▸ **REQUEST**
Output every line of the material exactly, omitting images.

▸ **DATA SEGMENT**

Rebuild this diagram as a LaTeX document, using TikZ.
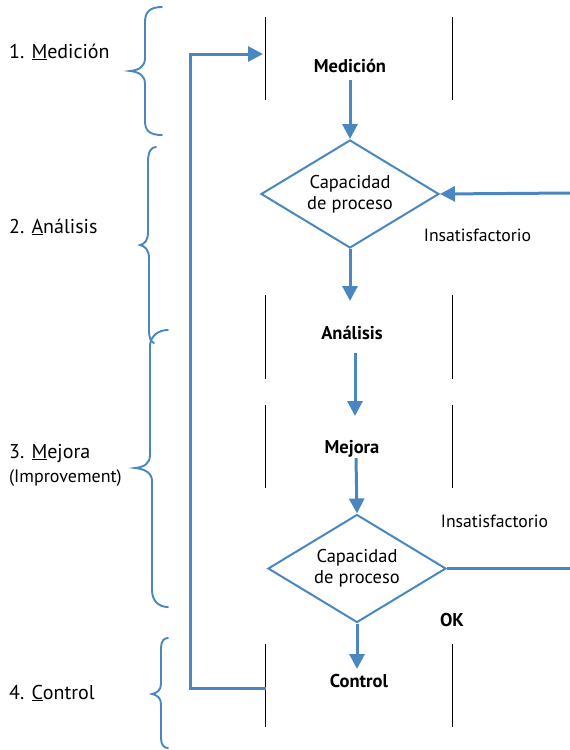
\documentclass[tikz,border=0pt]{standalone}
\usepackage{fontspec}
\setmainfont{PT Sans}
\usetikzlibrary{arrows.meta,shapes.geometric}
\definecolor{flow}{RGB}{74,134,192}
\begin{document}
\begin{tikzpicture}[x=1pt,y=-1pt,
  sideline/.style={black,line width=1.2pt},
  flowline/.style={flow,line width=3pt},
  flowarrow/.style={flowline,-{Triangle[length=15pt,width=15pt]}},
  bracepath/.style={flow,line width=1.9pt,line cap=round},
  boxarea/.style={minimum width=186pt,minimum height=83pt,inner sep=0pt},
  decision/.style={diamond,draw=flow,line width=2pt,aspect=1.65,inner sep=0pt,
     minimum width=178pt,minimum height=108pt,align=center,
     font=\fontsize{18.5}{21}\selectfont},
  reglbl/.style={font=\fontsize{17.7}{20}\selectfont,anchor=base,inner sep=0pt},
  boldlbl/.style={font=\fontsize{18.5}{21}\selectfont\bfseries,anchor=base,inner sep=0pt},
  leftlbl/.style={font=\fontsize{20}{24}\selectfont,anchor=base west,inner sep=0pt},
  smalllbl/.style={font=\fontsize{18}{21}\selectfont,anchor=base west,inner sep=0pt}]
\useasboundingbox (0,0) rectangle (570,750);

% boxes (only side lines)
\node[boxarea] (b1) at (359,58.5) {};
\node[boxarea] (b2) at (359,337) {};
\node[boxarea] (b3) at (359,446.5) {};
\node[boxarea] (b4) at (359,685.5) {};
\foreach \b in {b1,b2,b3,b4}{
  \draw[sideline] (\b.north west) -- (\b.south west);
  \draw[sideline] (\b.north east) -- (\b.south east);
}

% texts in boxes
\node[boldlbl] (t1) at (350,72) {Medición};
\node[boldlbl] (t2) at (352,339) {Análisis};
\node[boldlbl] (t3) at (352,453) {Mejora};
\node[boldlbl] (t4) at (359,687) {Control};

% decisions
\node[decision] (d1) at (350,194) {Capacidad\\de proceso};
\node[decision] (d2) at (357,568.5) {Capacidad\\de proceso};

% labels
\node[reglbl] (i1) at (477.5,241) {Insatisfactorio};
\node[reglbl] (i2) at (494.5,527) {Insatisfactorio};
\node[boldlbl] (ok) at (452,626) {OK};

% coordinates
\coordinate (a1s) at (350,80);
\coordinate (a2e) at (350,301);
\coordinate (a3s) at (355,353);
\coordinate (a3e) at (355,416);
\coordinate (a4s) at (356,458);
\coordinate (a4t) at (356,514);
\coordinate (a5e) at (357,669);
\coordinate (inR) at (571,193);
\coordinate (outR) at (571,568.5);
\coordinate (loopA) at (266,688);
\coordinate (loopB) at (190,688);
\coordinate (loopC) at (190,54);
\coordinate (loopD) at (263,54);

% connectors
\draw[flowarrow] (a1s) -- (d1.north);
\draw[flowarrow] (d1.south) -- (a2e);
\draw[flowarrow] (a3s) -- (a3e);
\draw[flowarrow] (a4s) -- (d2.north);
\draw[flowarrow] (d2.south) -- (a5e);
\draw[flowarrow] (inR) -- (d1.east);
\draw[flowline] (d2.east) -- (outR);
\draw[flowline,line join=miter,-{Triangle[length=15pt,width=15pt]}] (loopA) -- (loopB) -- (loopC) -- (loopD);

% left labels
\node[leftlbl] (l1) at (9,58) {1. \underline{M}edición};
\node[leftlbl] (l2) at (9,233) {2. \underline{A}nálisis};
\node[leftlbl] (l3) at (9,458) {3. \underline{M}ejora};
\node[smalllbl] (l3b) at (9,482) {(Improvement)};
\node[leftlbl] (l4) at (9,699) {4. \underline{C}ontrol};

% braces
\draw[bracepath] (162,7) .. controls (150,7) and (145,12) .. (145,22)
  -- (145,58) .. controls (145,66) and (140,70) .. (130,71)
  .. controls (140,72) and (145,76) .. (145,84)
  -- (145,121) .. controls (145,131) and (150,135) .. (162,135);
\draw[bracepath] (156,147) .. controls (151,147) and (148,152) .. (148,162)
  -- (148,232) .. controls (148,240) and (145,244) .. (140,245)
  .. controls (145,246) and (149,250) .. (149,258)
  -- (149,330) .. controls (149,338) and (151,342) .. (154,343);
\draw[bracepath] (168,330) .. controls (158,330) and (151,336) .. (150,345)
  -- (150,455) .. controls (150,463) and (145,467) .. (135,468)
  .. controls (145,469) and (152,473) .. (152,481)
  -- (152,590) .. controls (152,600) and (158,607) .. (168,607);
\draw[bracepath] (168,638) .. controls (164,638) and (161,641) .. (161,648)
  -- (161,684) .. controls (161,690) and (157,693) .. (152,694)
  .. controls (157,695) and (161,698) .. (161,704)
  -- (161,738) .. controls (161,745) and (164,748) .. (168,748);
\end{tikzpicture}
\end{document}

▸ **RESPONSE FOR THIS EXERCISE**
Rebuild this diagram as a LaTeX document, using TikZ.
\documentclass[tikz,border=0pt]{standalone}
\usepackage{fontspec}
\setmainfont{PT Sans}
\usetikzlibrary{arrows.meta,shapes.geometric}
\definecolor{flow}{RGB}{74,134,192}
\begin{document}
\begin{tikzpicture}[x=1pt,y=-1pt,
  sideline/.style={black,line width=1.2pt},
  flowline/.style={flow,line width=3pt},
  flowarrow/.style={flowline,-{Triangle[length=15pt,width=15pt]}},
  bracepath/.style={flow,line width=1.9pt,line cap=round},
  boxarea/.style={minimum width=186pt,minimum height=83pt,inner sep=0pt},
  decision/.style={diamond,draw=flow,line width=2pt,aspect=1.65,inner sep=0pt,
     minimum width=178pt,minimum height=108pt,align=center,
     font=\fontsize{18.5}{21}\selectfont},
  reglbl/.style={font=\fontsize{17.7}{20}\selectfont,anchor=base,inner sep=0pt},
  boldlbl/.style={font=\fontsize{18.5}{21}\selectfont\bfseries,anchor=base,inner sep=0pt},
  leftlbl/.style={font=\fontsize{20}{24}\selectfont,anchor=base west,inner sep=0pt},
  smalllbl/.style={font=\fontsize{18}{21}\selectfont,anchor=base west,inner sep=0pt}]
\useasboundingbox (0,0) rectangle (570,750);

% boxes (only side lines)
\node[boxarea] (b1) at (359,58.5) {};
\node[boxarea] (b2) at (359,337) {};
\node[boxarea] (b3) at (359,446.5) {};
\node[boxarea] (b4) at (359,685.5) {};
\foreach \b in {b1,b2,b3,b4}{
  \draw[sideline] (\b.north west) -- (\b.south west);
  \draw[sideline] (\b.north east) -- (\b.south east);
}

% texts in boxes
\node[boldlbl] (t1) at (350,72) {Medición};
\node[boldlbl] (t2) at (352,339) {Análisis};
\node[boldlbl] (t3) at (352,453) {Mejora};
\node[boldlbl] (t4) at (359,687) {Control};

% decisions
\node[decision] (d1) at (350,194) {Capacidad\\de proceso};
\node[decision] (d2) at (357,568.5) {Capacidad\\de proceso};

% labels
\node[reglbl] (i1) at (477.5,241) {Insatisfactorio};
\node[reglbl] (i2) at (494.5,527) {Insatisfactorio};
\node[boldlbl] (ok) at (452,626) {OK};

% coordinates
\coordinate (a1s) at (350,80);
\coordinate (a2e) at (350,301);
\coordinate (a3s) at (355,353);
\coordinate (a3e) at (355,416);
\coordinate (a4s) at (356,458);
\coordinate (a4t) at (356,514);
\coordinate (a5e) at (357,669);
\coordinate (inR) at (571,193);
\coordinate (outR) at (571,568.5);
\coordinate (loopA) at (266,688);
\coordinate (loopB) at (190,688);
\coordinate (loopC) at (190,54);
\coordinate (loopD) at (263,54);

% connectors
\draw[flowarrow] (a1s) -- (d1.north);
\draw[flowarrow] (d1.south) -- (a2e);
\draw[flowarrow] (a3s) -- (a3e);
\draw[flowarrow] (a4s) -- (d2.north);
\draw[flowarrow] (d2.south) -- (a5e);
\draw[flowarrow] (inR) -- (d1.east);
\draw[flowline] (d2.east) -- (outR);
\draw[flowline,line join=miter,-{Triangle[length=15pt,width=15pt]}] (loopA) -- (loopB) -- (loopC) -- (loopD);

% left labels
\node[leftlbl] (l1) at (9,58) {1. \underline{M}edición};
\node[leftlbl] (l2) at (9,233) {2. \underline{A}nálisis};
\node[leftlbl] (l3) at (9,458) {3. \underline{M}ejora};
\node[smalllbl] (l3b) at (9,482) {(Improvement)};
\node[leftlbl] (l4) at (9,699) {4. \underline{C}ontrol};

% braces
\draw[bracepath] (162,7) .. controls (150,7) and (145,12) .. (145,22)
  -- (145,58) .. controls (145,66) and (140,70) .. (130,71)
  .. controls (140,72) and (145,76) .. (145,84)
  -- (145,121) .. controls (145,131) and (150,135) .. (162,135);
\draw[bracepath] (156,147) .. controls (151,147) and (148,152) .. (148,162)
  -- (148,232) .. controls (148,240) and (145,244) .. (140,245)
  .. controls (145,246) and (149,250) .. (149,258)
  -- (149,330) .. controls (149,338) and (151,342) .. (154,343);
\draw[bracepath] (168,330) .. controls (158,330) and (151,336) .. (150,345)
  -- (150,455) .. controls (150,463) and (145,467) .. (135,468)
  .. controls (145,469) and (152,473) .. (152,481)
  -- (152,590) .. controls (152,600) and (158,607) .. (168,607);
\draw[bracepath] (168,638) .. controls (164,638) and (161,641) .. (161,648)
  -- (161,684) .. controls (161,690) and (157,693) .. (152,694)
  .. controls (157,695) and (161,698) .. (161,704)
  -- (161,738) .. controls (161,745) and (164,748) .. (168,748);
\end{tikzpicture}
\end{document}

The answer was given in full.